At Clark State College, a community college in Ohio, students were able to use emergency grants provided through the Higher Education Emergency Relief Fund (HEERF) to help cover basic needs like food, books and housing. The grants not only helped learners stay afloat during the COVID-19 pandemic but helped boost completion rates for students of color by 4 percent.
While these accomplishments are certainly worth celebrating, they also highlight an ongoing challenge for colleges and universities working to create and scale such initiatives: finding and maintaining funding. Many federal grants institutions receive are finite in nature. And as the immediate public health emergency of COVID-19 subsides, so do pandemic-era funding like the Cares Act and HEERF.
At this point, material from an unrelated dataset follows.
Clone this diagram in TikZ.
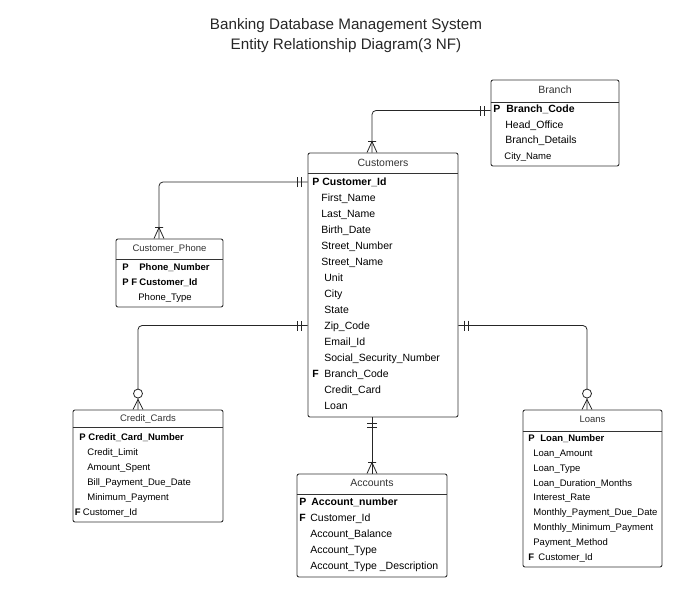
\documentclass[tikz,border=0pt]{standalone}
\usepackage{fontspec}
\setmainfont{Liberation Sans}
\usetikzlibrary{positioning}

\begin{document}
\begin{tikzpicture}[x=1pt, y=-1pt,  % pixel coordinates, y grows downwards
    line width=0.8pt,
    entity/.style={draw=black!80, rounded corners=2pt, line width=0.9pt, inner sep=0pt},
    divider/.style={draw=black!80, line width=0.9pt},
    ehead/.style={inner sep=0pt, text=black!80, font=\fontsize{10.5}{12}\selectfont},
    shead/.style={ehead, font=\fontsize{9.5}{11}\selectfont},
    attr/.style={anchor=west, inner sep=0pt, text height=7.5pt, text depth=0pt, font=\fontsize{10.5}{12}\selectfont},
    key/.style={attr, font=\fontsize{10.5}{12}\selectfont\bfseries},
    sattr/.style={attr, text height=6.8pt, font=\fontsize{9.5}{11}\selectfont},
    skey/.style={sattr, font=\fontsize{9.5}{11}\selectfont\bfseries},
    rel/.style={draw=black!85, rounded corners=4pt},
    onlyone/.pic={\draw[black!85] (-5,-6) -- (5,-6) (-5,-10) -- (5,-10);},
    onemany/.pic={\draw[black!85] (-5,0) -- (0,-11) -- (5,0) (-4,-11) -- (4,-11);},
    zeromany/.pic={\draw[black!85] (-5,0) -- (0,-10) -- (5,0); \draw[black!85, fill=white] (0,-16) circle (4.5pt);}
    ]

    \fill[white] (0,0) rectangle (697,592);
    \useasboundingbox (0,0) rectangle (697,592);

    \node (title) [align=center, text=black!85, font=\fontsize{15.2}{20}\selectfont] at (346,36)
        {Banking Database Management System\\ Entity Relationship Diagram(3 NF)};

    % entity boxes
    \node (branch) [entity, minimum width=128pt, minimum height=86pt] at (555,123) {};
    \node (customers) [entity, minimum width=150pt, minimum height=264pt] at (383,285) {};
    \node (phone) [entity, minimum width=107pt, minimum height=68pt] at (169.5,273) {};
    \node (cards) [entity, minimum width=150pt, minimum height=112pt] at (148,466) {};
    \node (accounts) [entity, minimum width=150pt, minimum height=103pt] at (372,525.5) {};
    \node (loans) [entity, minimum width=139pt, minimum height=157pt] at (592.5,488.5) {};

    \draw [divider] ([yshift=-23pt]branch.north west) -- ([yshift=-23pt]branch.north east);
    \draw [divider] ([yshift=-21pt]customers.north west) -- ([yshift=-21pt]customers.north east);
    \draw [divider] ([yshift=-21pt]phone.north west) -- ([yshift=-21pt]phone.north east);
    \draw [divider] ([yshift=-18pt]cards.north west) -- ([yshift=-18pt]cards.north east);
    \draw [divider] ([yshift=-21pt]accounts.north west) -- ([yshift=-21pt]accounts.north east);
    \draw [divider] ([yshift=-22pt]loans.north west) -- ([yshift=-22pt]loans.north east);

    % Branch
    \node (branch-h) [ehead] at ([yshift=-10pt]branch.north) {Branch};
    \node (bcode-p) [key] at (493,109) {P};
    \node (bcode) [key] at (506,109) {Branch\_Code};
    \node (bhead) [attr] at (505,125) {Head\_Office};
    \node (bdet) [attr] at (505,140) {Branch\_Details};
    \node (bcity) [sattr] at (504,156) {City\_Name};

    % Customers
    \node (customers-h) [ehead] at ([yshift=-10pt]customers.north) {Customers};
    \node (cid-p) [key] at (312,182) {P};
    \node (cid) [key] at (322,182) {Customer\_Id};
    \foreach \t [count=\i] in {First\_Name, Last\_Name, Birth\_Date, Street\_Number, Street\_Name}
        \node (cust-\i) [attr] at (321,182+15.95*\i) {\t};
    \foreach \t [count=\i from 6] in {Unit, City, State, Zip\_Code, Email\_Id, Social\_Security\_Number}
        \node (cust-\i) [attr] at (324,182+15.95*\i) {\t};
    \node (cbr-f) [key] at (312,373.5) {F};
    \node (cbr) [attr] at (324,373.5) {Branch\_Code};
    \node (cust-13) [attr] at (324,389.5) {Credit\_Card};
    \node (cust-14) [attr] at (324,405.5) {Loan};

    % Customer_Phone
    \node (phone-h) [shead] at ([yshift=-10pt]phone.north) {Customer\_Phone};
    \node (pnum-p) [skey] at (122,267) {P};
    \node (pnum) [skey] at (139,267) {Phone\_Number};
    \node (pcid-p) [skey] at (122,282) {P F};
    \node (pcid) [skey] at (139,282) {Customer\_Id};
    \node (ptype) [sattr] at (138,297) {Phone\_Type};

    % Credit_Cards
    \node (cards-h) [shead] at ([yshift=-9pt]cards.north) {Credit\_Cards};
    \node (ccn-p) [skey] at (79,437) {P};
    \node (ccn) [skey] at (88,437) {Credit\_Card\_Number};
    \foreach \t [count=\i] in {Credit\_Limit, Amount\_Spent, Bill\_Payment\_Due\_Date, Minimum\_Payment}
        \node (card-\i) [sattr] at (87,437+15*\i) {\t};
    \node (ccid-f) [skey] at (74.5,512) {F};
    \node (ccid) [sattr] at (82.5,512) {Customer\_Id};

    % Accounts
    \node (accounts-h) [ehead] at ([yshift=-9.5pt]accounts.north) {Accounts};
    \node (anum-p) [key] at (299,502) {P};
    \node (anum) [key] at (311,502) {Account\_number};
    \node (acid-f) [key] at (299,518) {F};
    \node (acid) [attr] at (310,518) {Customer\_Id};
    \node (abal) [attr] at (310,534) {Account\_Balance};
    \node (atype) [attr] at (310,550) {Account\_Type};
    \node (adesc) [attr] at (310,566) {Account\_Type \_Description};

    % Loans
    \node (loans-h) [shead] at ([yshift=-10pt]loans.north) {Loans};
    \node (lnum-p) [skey] at (528,438) {P};
    \node (lnum) [skey] at (540,438) {Loan\_Number};
    \foreach \t [count=\i] in {Loan\_Amount, Loan\_Type, Loan\_Duration\_Months, Interest\_Rate,
        Monthly\_Payment\_Due\_Date, Monthly\_Minimum\_Payment, Payment\_Method}
        \node (loan-\i) [sattr] at (533,438+14.87*\i) {\t};
    \node (lcid-f) [skey] at (528,557) {F};
    \node (lcid) [sattr] at (538,557) {Customer\_Id};

    % relationships
    \draw [rel] ([yshift=-1.5pt]branch.west |- bcode.west) -| ([xshift=-11pt]customers.north);
    \draw [rel] (customers.west |- cid.west) -| ([xshift=-10.5pt]phone.north);
    \draw [rel] (customers.west |- cust-9.west) -| ([xshift=-10pt]cards.north);
    \draw [rel] (customers.east |- cust-9.west) -| ([xshift=-5.5pt]loans.north);
    \draw [rel] ([xshift=-11pt]customers.south) -- (accounts.north);

    \path ([yshift=-1.5pt]branch.west |- bcode.west) pic[rotate=90] {onlyone}
          ([xshift=-11pt]customers.north) pic {onemany};
    \path (customers.west |- cid.west) pic[rotate=90] {onlyone}
          ([xshift=-10.5pt]phone.north) pic {onemany};
    \path (customers.west |- cust-9.west) pic[rotate=90] {onlyone}
          ([xshift=-10pt]cards.north) pic {zeromany};
    \path (customers.east |- cust-9.west) pic[rotate=-90] {onlyone}
          ([xshift=-5.5pt]loans.north) pic {zeromany};
    \path ([xshift=-11pt]customers.south) pic[rotate=180] {onlyone}
          (accounts.north) pic {onemany};

\end{tikzpicture}
\end{document}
Higher education needs a more consistent and substantive flow of federal funding to back evidence-based practices that have the greatest impact on student outcomes. Currently, too few institutions have access to this kind of funding. Many colleges lack the bandwidth and capacity to pursue what little funding does exist, meaning institutions with the least resources are also the ones least likely to get the support they need. The federal government should not only provide more funding but address the inequitable way in which it is distributed.
With the help of federal funding, colleges and universities have made great strides in widening access to higher education and opening doors of opportunity to millions of students from increasingly diverse backgrounds. Institutions now need the same level of support to ensure higher education actually pays off — for individual learners and the country as a whole.
Yolanda Watson-Spiva is president of Complete College America.